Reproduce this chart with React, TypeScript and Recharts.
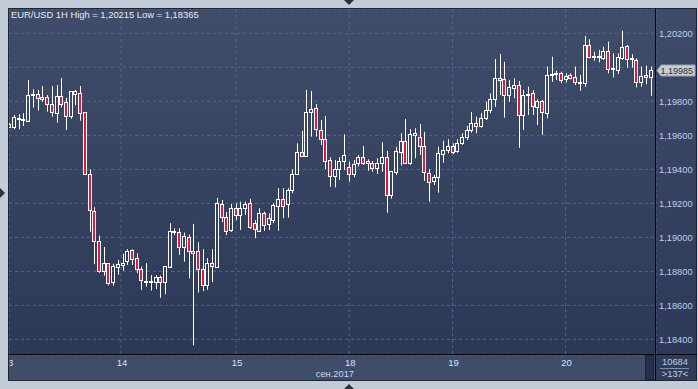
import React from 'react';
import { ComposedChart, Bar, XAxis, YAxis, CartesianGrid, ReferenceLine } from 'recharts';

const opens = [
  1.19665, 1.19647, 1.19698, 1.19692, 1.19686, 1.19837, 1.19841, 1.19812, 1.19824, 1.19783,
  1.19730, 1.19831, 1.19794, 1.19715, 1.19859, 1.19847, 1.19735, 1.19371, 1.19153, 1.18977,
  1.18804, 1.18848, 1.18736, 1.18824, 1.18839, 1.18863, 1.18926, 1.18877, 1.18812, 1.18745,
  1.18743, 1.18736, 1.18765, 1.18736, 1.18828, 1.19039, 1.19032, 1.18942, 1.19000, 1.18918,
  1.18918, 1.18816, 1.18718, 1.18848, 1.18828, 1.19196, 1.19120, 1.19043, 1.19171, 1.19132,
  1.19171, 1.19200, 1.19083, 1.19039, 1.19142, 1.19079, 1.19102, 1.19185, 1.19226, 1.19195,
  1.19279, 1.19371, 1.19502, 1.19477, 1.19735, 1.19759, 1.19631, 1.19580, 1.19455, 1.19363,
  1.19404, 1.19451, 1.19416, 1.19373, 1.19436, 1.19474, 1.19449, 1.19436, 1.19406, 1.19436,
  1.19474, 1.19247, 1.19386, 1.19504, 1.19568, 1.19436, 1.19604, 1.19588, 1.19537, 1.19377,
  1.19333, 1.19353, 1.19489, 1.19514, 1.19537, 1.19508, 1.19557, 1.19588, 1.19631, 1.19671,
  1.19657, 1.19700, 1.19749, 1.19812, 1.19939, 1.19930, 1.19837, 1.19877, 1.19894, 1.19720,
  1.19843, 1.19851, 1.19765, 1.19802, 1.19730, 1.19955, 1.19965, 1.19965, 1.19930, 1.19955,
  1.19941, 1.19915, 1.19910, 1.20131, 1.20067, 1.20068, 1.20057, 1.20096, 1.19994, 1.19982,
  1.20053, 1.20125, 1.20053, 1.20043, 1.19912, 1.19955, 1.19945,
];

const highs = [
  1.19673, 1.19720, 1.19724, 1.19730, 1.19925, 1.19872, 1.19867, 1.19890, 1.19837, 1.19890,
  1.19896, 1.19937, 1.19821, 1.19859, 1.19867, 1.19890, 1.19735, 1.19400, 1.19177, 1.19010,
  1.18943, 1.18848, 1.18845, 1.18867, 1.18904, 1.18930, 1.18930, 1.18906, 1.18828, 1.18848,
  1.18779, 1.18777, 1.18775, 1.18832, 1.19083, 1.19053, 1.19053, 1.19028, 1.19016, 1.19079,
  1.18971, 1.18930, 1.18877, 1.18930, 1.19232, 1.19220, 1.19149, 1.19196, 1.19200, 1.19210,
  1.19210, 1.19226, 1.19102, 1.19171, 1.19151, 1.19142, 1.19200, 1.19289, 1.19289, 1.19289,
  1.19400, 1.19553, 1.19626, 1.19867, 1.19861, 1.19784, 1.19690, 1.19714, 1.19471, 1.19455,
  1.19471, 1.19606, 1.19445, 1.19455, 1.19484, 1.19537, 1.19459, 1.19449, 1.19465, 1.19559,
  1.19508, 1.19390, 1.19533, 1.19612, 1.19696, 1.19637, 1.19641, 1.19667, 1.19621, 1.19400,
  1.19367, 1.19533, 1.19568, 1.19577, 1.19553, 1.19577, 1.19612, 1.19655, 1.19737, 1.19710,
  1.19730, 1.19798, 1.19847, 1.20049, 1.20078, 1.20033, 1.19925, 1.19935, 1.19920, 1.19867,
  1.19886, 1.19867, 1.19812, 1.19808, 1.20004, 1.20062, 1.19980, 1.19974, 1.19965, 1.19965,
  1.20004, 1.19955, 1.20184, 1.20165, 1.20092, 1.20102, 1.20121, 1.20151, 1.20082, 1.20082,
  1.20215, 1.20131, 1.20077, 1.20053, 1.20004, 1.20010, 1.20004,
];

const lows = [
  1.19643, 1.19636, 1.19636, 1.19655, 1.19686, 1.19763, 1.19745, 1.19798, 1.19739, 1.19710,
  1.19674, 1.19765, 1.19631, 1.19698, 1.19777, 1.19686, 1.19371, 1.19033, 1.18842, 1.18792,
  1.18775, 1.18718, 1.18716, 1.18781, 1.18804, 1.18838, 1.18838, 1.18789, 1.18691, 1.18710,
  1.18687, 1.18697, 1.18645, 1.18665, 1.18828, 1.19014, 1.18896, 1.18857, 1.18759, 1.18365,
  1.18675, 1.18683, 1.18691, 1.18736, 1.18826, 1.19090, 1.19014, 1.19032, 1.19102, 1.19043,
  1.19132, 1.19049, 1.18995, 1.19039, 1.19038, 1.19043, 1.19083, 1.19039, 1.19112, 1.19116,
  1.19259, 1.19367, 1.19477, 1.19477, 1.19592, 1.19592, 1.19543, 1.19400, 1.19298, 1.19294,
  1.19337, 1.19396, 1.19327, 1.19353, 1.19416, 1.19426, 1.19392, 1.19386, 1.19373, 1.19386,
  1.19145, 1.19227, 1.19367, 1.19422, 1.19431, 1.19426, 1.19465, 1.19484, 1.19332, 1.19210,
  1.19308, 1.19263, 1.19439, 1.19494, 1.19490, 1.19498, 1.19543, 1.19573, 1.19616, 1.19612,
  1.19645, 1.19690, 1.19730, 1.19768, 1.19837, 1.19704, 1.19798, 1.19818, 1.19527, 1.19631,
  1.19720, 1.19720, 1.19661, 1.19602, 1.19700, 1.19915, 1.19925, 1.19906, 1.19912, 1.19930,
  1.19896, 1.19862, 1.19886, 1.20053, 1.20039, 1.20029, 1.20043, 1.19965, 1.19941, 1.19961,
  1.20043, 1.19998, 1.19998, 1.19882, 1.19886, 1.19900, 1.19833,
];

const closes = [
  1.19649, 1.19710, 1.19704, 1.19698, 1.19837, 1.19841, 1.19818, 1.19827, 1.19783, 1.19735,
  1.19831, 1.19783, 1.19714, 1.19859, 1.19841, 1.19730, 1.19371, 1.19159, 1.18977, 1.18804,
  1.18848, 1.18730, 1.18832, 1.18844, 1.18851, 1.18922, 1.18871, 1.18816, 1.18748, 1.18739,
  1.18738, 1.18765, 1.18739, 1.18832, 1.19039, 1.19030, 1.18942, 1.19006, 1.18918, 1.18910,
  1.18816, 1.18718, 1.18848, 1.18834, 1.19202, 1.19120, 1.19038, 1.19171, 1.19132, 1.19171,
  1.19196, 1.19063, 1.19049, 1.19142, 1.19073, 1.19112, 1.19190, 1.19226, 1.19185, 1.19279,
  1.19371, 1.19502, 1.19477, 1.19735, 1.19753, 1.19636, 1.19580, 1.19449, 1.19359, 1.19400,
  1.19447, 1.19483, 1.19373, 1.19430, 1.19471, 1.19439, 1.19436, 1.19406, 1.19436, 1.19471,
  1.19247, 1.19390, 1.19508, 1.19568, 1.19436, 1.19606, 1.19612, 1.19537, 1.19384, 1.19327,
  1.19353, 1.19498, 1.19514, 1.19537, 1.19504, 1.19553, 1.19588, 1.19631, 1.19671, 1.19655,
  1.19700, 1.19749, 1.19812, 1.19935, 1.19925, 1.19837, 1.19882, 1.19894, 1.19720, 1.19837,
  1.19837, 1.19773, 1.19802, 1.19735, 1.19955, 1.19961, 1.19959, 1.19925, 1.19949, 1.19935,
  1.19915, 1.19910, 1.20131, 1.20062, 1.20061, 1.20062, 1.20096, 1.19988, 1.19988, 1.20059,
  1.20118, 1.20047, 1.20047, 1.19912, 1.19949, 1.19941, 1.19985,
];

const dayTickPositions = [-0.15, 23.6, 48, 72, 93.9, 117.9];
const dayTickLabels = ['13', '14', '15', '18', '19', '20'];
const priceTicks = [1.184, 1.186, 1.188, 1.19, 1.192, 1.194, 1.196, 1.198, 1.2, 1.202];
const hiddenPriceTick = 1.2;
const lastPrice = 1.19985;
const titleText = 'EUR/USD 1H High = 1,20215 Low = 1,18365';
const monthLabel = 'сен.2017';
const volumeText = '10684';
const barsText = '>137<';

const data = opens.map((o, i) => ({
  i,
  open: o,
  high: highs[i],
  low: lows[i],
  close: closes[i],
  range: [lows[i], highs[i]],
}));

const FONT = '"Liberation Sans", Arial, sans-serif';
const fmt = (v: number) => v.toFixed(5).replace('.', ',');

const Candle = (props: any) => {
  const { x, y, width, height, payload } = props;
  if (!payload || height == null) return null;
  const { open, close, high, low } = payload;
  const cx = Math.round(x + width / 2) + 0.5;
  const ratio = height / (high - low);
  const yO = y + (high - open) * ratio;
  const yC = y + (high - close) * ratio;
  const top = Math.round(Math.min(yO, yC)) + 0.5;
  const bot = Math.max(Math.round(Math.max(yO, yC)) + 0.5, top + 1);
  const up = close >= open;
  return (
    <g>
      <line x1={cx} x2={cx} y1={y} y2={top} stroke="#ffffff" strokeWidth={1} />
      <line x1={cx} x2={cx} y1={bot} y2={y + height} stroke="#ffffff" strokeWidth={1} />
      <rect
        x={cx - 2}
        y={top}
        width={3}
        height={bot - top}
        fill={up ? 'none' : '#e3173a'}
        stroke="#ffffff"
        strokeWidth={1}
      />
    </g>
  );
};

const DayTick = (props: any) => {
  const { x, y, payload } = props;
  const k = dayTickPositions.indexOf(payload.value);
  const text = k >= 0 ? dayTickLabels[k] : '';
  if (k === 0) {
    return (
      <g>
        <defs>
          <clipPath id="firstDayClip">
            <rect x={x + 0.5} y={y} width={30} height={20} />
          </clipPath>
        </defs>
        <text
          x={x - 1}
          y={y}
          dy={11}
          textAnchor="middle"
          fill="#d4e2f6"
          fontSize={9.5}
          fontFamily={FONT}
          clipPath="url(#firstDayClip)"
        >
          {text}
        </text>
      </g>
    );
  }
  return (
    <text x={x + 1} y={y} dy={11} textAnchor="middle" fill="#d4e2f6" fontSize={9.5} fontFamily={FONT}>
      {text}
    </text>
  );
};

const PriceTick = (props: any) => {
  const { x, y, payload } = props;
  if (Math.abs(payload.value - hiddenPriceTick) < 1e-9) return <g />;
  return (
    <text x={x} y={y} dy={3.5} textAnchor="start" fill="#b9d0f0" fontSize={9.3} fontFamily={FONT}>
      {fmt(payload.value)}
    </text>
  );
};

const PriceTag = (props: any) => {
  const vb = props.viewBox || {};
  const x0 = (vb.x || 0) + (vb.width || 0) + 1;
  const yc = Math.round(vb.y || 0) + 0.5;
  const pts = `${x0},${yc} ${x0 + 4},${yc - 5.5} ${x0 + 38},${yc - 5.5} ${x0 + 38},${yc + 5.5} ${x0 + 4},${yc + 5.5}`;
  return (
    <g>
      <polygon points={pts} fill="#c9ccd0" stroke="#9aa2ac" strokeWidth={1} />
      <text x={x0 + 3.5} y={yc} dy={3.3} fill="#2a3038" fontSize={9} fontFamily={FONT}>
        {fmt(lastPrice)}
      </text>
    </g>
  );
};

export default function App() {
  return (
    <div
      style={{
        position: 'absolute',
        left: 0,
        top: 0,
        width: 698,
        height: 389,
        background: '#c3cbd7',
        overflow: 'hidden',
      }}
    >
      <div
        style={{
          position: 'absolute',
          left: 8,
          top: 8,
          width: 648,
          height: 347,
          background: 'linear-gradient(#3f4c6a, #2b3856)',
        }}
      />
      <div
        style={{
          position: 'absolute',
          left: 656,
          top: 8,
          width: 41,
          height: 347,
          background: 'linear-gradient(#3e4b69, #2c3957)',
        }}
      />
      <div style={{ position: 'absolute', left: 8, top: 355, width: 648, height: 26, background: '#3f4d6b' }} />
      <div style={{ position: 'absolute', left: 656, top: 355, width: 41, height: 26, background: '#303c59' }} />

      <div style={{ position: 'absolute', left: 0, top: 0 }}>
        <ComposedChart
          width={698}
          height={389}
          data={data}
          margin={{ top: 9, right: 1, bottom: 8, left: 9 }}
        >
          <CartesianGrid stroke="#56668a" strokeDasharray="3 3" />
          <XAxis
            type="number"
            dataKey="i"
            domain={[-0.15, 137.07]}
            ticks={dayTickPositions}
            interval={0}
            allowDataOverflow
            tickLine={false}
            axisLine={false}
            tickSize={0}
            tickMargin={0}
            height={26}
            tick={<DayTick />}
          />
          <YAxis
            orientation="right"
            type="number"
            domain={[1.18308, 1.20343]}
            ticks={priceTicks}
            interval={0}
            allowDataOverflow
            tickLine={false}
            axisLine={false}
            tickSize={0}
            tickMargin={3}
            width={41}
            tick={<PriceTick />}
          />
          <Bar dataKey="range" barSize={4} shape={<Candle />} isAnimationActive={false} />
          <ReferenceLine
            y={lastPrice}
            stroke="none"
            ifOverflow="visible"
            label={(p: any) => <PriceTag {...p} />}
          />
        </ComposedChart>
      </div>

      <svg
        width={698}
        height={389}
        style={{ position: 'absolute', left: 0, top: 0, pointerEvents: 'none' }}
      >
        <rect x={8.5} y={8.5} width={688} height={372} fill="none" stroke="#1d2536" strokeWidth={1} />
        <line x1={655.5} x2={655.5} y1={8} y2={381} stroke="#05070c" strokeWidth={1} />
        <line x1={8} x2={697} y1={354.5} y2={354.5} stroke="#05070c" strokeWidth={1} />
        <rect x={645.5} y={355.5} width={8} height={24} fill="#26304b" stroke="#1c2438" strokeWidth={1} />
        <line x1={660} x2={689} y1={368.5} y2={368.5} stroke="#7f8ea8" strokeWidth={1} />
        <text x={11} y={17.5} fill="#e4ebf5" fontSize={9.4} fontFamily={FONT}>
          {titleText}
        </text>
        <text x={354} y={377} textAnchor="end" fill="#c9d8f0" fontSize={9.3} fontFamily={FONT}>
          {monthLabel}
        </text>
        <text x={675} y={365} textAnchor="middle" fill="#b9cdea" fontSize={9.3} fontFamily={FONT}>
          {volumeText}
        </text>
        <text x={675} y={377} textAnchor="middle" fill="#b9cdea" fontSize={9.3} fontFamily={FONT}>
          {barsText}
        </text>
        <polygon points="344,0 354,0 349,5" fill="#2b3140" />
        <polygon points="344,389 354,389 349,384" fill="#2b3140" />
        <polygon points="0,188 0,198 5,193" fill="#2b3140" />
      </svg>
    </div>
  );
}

*****

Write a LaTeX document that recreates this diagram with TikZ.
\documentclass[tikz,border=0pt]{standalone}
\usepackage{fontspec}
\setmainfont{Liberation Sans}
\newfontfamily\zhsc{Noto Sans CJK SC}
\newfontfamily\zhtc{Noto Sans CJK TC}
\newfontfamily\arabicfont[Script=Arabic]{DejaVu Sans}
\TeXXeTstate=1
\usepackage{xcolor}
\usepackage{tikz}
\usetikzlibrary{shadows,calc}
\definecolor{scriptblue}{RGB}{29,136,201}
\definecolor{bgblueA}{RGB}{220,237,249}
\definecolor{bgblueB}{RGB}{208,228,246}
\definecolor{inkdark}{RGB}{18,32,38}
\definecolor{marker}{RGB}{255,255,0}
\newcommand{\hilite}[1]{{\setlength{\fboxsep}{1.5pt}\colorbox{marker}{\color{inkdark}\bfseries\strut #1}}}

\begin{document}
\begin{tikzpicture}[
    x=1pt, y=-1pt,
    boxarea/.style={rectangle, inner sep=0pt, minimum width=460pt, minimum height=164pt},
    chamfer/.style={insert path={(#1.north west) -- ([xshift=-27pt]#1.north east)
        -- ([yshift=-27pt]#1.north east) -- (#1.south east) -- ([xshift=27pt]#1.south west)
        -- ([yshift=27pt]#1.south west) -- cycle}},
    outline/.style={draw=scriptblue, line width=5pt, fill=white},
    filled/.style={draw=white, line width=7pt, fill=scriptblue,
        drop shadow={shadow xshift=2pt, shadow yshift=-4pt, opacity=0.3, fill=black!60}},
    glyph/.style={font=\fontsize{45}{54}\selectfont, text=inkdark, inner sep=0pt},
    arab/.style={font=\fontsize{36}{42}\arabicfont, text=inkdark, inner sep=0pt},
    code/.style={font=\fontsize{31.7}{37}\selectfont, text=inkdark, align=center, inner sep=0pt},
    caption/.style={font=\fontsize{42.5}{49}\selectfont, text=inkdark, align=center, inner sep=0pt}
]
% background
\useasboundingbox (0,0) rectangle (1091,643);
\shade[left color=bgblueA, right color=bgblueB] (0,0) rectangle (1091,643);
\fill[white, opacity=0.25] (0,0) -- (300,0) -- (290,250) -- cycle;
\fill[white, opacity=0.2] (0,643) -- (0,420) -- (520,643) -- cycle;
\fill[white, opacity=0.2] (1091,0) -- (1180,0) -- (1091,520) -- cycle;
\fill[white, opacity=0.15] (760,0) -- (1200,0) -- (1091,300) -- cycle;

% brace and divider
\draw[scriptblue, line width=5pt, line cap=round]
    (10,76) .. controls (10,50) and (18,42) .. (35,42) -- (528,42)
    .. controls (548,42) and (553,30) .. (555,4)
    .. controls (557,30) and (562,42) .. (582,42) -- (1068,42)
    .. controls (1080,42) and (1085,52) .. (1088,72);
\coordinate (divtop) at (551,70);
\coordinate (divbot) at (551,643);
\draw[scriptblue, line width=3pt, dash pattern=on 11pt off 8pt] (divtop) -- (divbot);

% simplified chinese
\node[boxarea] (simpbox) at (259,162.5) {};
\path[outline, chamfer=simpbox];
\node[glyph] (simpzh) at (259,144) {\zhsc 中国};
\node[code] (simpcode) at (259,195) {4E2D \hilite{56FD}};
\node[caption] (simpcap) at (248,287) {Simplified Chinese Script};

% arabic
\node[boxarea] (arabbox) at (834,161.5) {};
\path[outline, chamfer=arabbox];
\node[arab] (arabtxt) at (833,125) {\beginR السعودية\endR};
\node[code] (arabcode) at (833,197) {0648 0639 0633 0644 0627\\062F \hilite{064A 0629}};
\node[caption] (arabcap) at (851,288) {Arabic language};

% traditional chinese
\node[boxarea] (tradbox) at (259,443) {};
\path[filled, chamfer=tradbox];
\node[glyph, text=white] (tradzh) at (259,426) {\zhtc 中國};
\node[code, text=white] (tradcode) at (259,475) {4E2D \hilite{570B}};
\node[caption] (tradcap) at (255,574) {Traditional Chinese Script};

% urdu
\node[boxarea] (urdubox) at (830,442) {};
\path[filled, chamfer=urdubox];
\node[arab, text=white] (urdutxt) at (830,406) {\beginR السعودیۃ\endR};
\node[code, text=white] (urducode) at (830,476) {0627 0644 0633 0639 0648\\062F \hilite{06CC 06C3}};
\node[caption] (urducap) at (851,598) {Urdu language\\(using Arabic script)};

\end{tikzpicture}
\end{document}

*****

_Written request:_
Above are records; repeat only the lines from the line with "Reproduce this chart" through the line with "YAxis, CartesianGrid, ReferenceLine", and leave pictures out.

_Expected output:_
Reproduce this chart with React, TypeScript and Recharts.
import React from 'react';
import { ComposedChart, Bar, XAxis, YAxis, CartesianGrid, ReferenceLine } from 'recharts';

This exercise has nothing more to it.